The reason? Facebook says their users click “like” more than “become a fan.” And something about streamlining the way communication happens on Facebook. (Real world side note: imagine if everyone on earth gave high-fives to express any positive or supportive feeling…hmm.) So, essentially, “like” converts. And Facebook feels that this means renaming the fan button will equal “conversions” for Fan Pages.
Facebook’s theory is that people click “become a fan” less often because it feels like too much of a commitment. Well, this is probably true. When you “become a fan” of a Facebook business page, you will, indeed, have a new set of announcements and updates in your feed. While for many consumers, this is the exact point and benefit of becoming a fan of that brand, for plenty of others it’s a turn-off.
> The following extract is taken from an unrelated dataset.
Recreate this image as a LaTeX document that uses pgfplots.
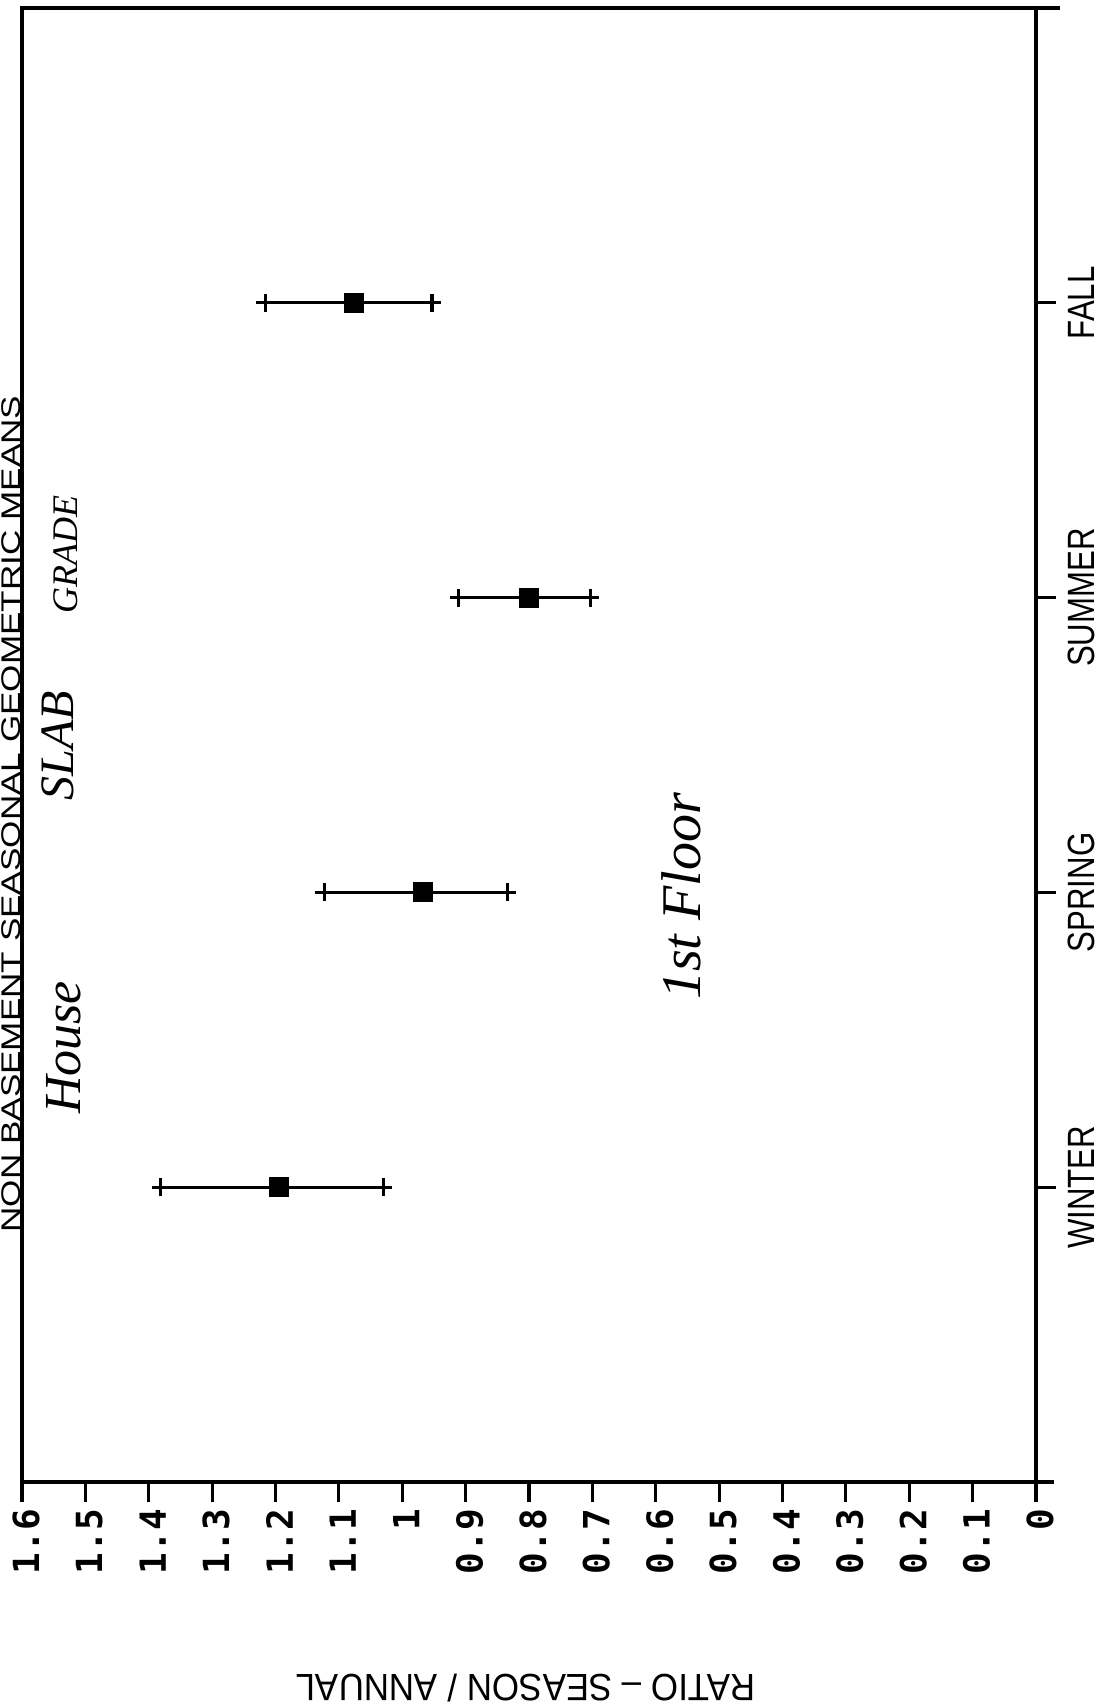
\documentclass[border=0pt]{standalone}
\usepackage{fontspec}
\usepackage{pgfplots}
\pgfplotsset{compat=1.18}
\setmainfont{Liberation Sans}
\newfontfamily\plotfont[FakeStretch=0.82]{Liberation Sans}
\newfontfamily\titlefont[FakeStretch=1.3]{Liberation Sans}
\newfontfamily\labelfont[FakeStretch=0.92]{Liberation Sans}
\newfontfamily\tickfont{DejaVu Sans Mono}
\newfontfamily\handfont{Liberation Serif}
\begin{document}
\begin{tikzpicture}
\useasboundingbox (0,0) rectangle (550.5pt,852pt);
\begin{axis}[
  at={(11pt,111pt)}, anchor=south west,
  width=507pt, height=737pt, scale only axis,
  x dir=reverse, xmin=0, xmax=1.6, ymin=0, ymax=5,
  clip=false,
  axis line style={line width=1.8pt},
  xtick={0,0.1,0.2,0.3,0.4,0.5,0.6,0.7,0.8,0.9,1,1.1,1.2,1.3,1.4,1.5,1.6},
  xticklabels={0,0.1,0.2,0.3,0.4,0.5,0.6,0.7,0.8,0.9,1,1.1,1.2,1.3,1.4,1.5,1.6},
  xtick pos=bottom, ytick pos=right, yticklabel pos=right,
  tick align=outside,
  major tick length=10pt,
  every tick/.style={black, line width=1.6pt},
  xticklabel style={font=\tickfont\bfseries\fontsize{18}{18}\selectfont, rotate=90, anchor=east, yshift=-2pt},
  ytick={1,2,3,4}, yticklabels={WINTER,SPRING,SUMMER,FALL},
  yticklabel style={font=\plotfont\fontsize{19}{19}\selectfont, xshift=2.5pt, rotate=90, anchor=north},
  xlabel={RATIO – SEASON / ANNUAL},
  xlabel style={at={(axis description cs:0.497,-0.1398)}, anchor=center, rotate=180, font=\labelfont\fontsize{19}{19}\selectfont},
  title={NON BASEMENT SEASONAL GEOMETRIC MEANS},
  title style={at={(axis description cs:-0.0015,0.445)}, anchor=base, rotate=90, font=\titlefont\fontsize{13.5}{13.5}\selectfont},
]
\addplot[only marks, black, mark=square*, mark size=4.75pt,
  mark options={fill=black, draw=black, line width=0.4pt},
  error bars/.cd, x dir=both, x explicit, error mark=+,
  error bar style={line width=1.6pt, black},
  error mark options={mark size=4.5pt, line width=1.6pt, black}]
coordinates {
  (1.194,1) += (0.187,0) -= (0.164,0)
  (0.968,2) += (0.155,0) -= (0.134,0)
  (0.800,3) += (0.111,0) -= (0.097,0)
  (1.077,4) += (0.139,0) -= (0.124,0)
};
\draw[line width=1.8pt] (axis description cs:1,1) -- ++(12pt,0);
\draw[line width=1.8pt] (axis description cs:1,0) -- ++(9pt,0);
\draw[line width=1.8pt] (axis description cs:1,0) -- ++(0,-10pt);
\node[rotate=90, font=\handfont\itshape\fontsize{26}{26}\selectfont] at (axis cs:1.534,1.474) {House};
\node[rotate=90, font=\handfont\itshape\fontsize{24}{24}\selectfont] at (axis cs:1.543,2.498) {SLAB};
\node[rotate=90, font=\handfont\itshape\fontsize{18}{18}\selectfont] at (axis cs:1.531,3.147) {GRADE};
\node[rotate=90, font=\handfont\itshape\fontsize{28}{28}\selectfont] at (axis cs:0.56,1.986) {1st Floor};
\end{axis}
\end{tikzpicture}
\end{document}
The kicker is that these people will probably always find it a turn-off, no matter how you dress up the button.
And the reason the simple little “like” text link gets clicked is because it’s non-committal but still engaging, and generally between friends. Yes, you can currently “like” things like Facebook ads. But for the most part, a “like” sends the message that you appreciated something a friend said or posted; it allows you to keep a relationship alive online and lets you keep a dialogue open, without having to make too much of an effort (<– we might have a whole different blog post there).